What needs to be done: Locate the word "this" in the data below, then copy every line that holds it.
--- Data provided ---
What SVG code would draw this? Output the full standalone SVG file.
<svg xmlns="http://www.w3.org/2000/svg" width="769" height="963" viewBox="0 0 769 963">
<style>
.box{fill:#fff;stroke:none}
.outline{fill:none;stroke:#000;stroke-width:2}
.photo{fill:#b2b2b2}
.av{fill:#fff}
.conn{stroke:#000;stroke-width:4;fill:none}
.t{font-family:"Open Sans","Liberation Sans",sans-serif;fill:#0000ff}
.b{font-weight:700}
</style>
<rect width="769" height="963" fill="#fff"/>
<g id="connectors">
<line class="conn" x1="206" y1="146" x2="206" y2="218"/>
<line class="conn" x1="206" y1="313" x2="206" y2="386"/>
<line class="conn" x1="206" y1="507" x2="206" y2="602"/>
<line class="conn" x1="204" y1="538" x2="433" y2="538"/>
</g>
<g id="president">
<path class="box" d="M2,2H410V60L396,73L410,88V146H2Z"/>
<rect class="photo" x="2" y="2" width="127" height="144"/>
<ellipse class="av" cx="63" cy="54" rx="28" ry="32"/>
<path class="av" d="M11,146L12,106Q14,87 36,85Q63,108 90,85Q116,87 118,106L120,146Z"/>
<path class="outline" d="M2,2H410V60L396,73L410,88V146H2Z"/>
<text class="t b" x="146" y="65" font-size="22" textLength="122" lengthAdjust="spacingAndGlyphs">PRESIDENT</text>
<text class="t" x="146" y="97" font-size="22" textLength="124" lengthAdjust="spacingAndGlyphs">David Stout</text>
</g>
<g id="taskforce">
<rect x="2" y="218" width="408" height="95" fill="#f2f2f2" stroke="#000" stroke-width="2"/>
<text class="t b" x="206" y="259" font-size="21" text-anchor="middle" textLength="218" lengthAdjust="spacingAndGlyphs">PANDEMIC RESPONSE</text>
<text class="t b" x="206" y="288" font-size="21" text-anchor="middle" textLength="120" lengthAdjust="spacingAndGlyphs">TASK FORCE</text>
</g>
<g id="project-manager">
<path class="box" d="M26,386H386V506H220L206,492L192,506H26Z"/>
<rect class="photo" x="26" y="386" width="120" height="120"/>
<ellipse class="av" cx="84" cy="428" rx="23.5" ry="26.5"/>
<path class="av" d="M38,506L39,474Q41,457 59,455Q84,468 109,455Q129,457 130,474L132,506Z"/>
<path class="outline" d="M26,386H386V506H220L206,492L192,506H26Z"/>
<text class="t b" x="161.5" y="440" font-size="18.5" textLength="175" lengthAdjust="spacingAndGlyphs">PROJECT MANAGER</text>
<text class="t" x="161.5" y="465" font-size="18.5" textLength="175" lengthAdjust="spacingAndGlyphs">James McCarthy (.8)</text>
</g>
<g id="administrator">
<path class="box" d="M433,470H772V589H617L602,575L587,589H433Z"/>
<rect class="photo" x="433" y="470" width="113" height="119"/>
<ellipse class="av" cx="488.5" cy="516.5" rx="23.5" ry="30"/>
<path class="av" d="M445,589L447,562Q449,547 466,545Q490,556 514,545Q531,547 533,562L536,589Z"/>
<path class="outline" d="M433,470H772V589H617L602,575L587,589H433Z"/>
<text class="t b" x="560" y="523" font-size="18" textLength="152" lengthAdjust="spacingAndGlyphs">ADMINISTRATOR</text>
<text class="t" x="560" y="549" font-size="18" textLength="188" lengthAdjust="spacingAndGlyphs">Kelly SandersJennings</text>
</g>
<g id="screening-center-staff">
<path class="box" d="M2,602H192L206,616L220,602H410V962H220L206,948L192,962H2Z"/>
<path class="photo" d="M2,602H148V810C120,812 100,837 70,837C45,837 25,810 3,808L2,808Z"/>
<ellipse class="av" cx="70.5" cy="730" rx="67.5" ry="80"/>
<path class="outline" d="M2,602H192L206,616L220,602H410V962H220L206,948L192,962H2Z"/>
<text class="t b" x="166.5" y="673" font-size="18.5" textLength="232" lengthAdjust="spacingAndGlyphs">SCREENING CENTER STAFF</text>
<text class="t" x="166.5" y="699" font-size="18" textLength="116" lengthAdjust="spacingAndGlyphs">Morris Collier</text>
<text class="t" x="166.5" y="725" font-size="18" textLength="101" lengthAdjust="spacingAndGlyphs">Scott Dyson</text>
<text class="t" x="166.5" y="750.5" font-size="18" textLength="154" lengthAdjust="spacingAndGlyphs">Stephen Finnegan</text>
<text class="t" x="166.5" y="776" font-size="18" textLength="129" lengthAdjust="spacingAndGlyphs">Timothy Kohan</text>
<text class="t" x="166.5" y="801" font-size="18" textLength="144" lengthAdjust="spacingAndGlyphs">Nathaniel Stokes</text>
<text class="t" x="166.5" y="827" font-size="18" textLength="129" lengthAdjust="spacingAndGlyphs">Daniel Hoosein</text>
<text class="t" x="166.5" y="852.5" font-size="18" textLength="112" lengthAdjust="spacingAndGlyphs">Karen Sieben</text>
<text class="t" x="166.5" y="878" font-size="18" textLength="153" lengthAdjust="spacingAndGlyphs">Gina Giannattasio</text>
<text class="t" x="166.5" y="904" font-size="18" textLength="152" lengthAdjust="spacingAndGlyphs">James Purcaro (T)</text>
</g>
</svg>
---
--- Data provided ---
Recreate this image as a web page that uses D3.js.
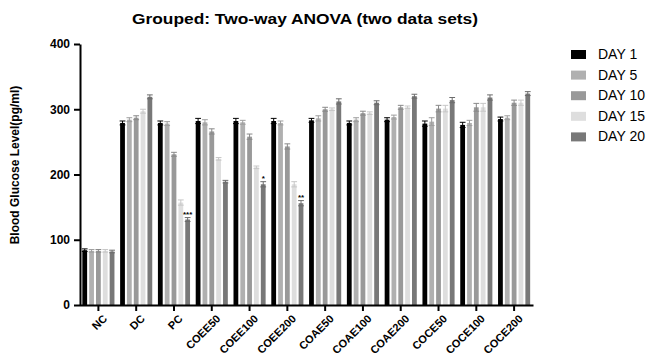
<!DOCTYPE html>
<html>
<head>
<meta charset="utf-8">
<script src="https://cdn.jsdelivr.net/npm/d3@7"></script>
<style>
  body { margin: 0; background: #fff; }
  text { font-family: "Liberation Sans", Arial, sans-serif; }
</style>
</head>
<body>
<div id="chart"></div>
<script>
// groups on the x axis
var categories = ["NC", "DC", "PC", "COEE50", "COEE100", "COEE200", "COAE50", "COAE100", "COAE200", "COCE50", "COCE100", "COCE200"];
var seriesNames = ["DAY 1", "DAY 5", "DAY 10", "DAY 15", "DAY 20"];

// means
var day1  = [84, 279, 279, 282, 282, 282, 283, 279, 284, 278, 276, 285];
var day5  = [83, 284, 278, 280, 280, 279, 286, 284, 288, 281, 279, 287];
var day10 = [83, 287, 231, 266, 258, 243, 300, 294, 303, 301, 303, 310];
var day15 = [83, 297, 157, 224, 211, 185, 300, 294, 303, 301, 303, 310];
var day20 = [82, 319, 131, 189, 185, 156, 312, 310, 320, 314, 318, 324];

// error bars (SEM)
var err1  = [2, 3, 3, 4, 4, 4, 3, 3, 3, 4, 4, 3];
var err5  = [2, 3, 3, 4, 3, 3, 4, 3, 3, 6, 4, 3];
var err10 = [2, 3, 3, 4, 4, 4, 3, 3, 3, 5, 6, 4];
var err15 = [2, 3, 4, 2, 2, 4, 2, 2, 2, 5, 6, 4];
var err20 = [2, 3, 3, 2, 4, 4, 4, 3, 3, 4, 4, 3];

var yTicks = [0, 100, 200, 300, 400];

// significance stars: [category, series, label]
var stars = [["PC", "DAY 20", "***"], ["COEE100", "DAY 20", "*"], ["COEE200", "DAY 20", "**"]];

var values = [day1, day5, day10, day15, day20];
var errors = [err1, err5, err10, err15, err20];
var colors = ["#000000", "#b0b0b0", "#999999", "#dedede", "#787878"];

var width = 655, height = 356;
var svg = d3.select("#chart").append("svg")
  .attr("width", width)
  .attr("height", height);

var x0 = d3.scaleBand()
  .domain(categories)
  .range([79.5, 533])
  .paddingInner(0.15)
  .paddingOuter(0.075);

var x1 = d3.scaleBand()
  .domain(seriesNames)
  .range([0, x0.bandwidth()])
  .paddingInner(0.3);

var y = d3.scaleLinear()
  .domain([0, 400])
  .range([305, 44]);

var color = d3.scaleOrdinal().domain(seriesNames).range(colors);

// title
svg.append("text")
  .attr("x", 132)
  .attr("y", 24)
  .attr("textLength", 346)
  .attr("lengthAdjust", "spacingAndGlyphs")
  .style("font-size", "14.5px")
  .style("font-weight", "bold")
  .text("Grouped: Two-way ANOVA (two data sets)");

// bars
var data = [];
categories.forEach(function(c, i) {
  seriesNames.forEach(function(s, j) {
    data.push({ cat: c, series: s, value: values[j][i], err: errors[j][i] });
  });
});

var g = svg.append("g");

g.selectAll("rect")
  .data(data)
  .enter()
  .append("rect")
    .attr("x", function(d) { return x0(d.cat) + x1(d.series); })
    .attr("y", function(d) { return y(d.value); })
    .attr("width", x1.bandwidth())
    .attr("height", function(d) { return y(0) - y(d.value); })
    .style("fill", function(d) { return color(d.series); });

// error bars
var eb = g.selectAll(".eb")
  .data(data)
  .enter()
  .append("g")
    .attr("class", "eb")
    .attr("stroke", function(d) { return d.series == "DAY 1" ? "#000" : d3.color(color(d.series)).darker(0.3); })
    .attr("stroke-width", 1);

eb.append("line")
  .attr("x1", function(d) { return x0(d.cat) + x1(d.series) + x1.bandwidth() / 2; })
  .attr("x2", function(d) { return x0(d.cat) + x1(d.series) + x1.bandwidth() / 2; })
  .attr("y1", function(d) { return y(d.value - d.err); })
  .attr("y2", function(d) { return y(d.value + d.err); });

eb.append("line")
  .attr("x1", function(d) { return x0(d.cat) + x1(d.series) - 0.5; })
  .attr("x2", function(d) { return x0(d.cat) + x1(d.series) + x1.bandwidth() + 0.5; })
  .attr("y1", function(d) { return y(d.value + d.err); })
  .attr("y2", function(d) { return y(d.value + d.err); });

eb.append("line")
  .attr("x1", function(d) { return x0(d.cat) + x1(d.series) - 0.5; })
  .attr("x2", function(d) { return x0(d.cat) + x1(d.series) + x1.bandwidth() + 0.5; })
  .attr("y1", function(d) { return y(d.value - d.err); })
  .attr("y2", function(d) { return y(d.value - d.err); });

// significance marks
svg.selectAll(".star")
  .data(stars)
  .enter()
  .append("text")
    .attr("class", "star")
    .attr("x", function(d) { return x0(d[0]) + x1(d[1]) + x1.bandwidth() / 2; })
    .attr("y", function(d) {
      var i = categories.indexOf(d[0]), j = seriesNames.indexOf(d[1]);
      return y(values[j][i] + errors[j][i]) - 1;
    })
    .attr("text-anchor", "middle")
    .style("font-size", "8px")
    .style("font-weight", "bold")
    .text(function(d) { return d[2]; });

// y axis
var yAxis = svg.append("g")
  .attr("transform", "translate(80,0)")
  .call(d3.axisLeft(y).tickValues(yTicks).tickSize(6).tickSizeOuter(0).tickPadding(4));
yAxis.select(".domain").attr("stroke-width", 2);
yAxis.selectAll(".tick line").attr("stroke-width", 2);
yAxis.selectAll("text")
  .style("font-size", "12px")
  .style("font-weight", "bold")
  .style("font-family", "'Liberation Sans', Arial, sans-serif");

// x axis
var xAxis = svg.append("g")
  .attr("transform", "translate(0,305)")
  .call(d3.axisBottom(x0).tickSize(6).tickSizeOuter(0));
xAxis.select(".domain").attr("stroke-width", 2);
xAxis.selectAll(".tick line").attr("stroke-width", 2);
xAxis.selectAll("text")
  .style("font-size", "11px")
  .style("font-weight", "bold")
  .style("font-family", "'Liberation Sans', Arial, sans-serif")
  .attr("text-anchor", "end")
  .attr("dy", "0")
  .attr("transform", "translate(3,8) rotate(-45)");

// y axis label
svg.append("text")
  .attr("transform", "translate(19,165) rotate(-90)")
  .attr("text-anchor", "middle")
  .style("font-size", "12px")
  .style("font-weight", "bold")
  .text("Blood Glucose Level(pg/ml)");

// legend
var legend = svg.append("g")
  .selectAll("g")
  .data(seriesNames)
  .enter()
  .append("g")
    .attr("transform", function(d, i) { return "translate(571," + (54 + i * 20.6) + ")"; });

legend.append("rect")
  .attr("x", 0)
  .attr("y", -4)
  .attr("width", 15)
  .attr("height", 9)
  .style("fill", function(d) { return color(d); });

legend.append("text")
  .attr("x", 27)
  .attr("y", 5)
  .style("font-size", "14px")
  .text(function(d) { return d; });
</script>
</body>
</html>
---
Reply:
What SVG code would draw this? Output the full standalone SVG file.
Recreate this image as a web page that uses D3.js.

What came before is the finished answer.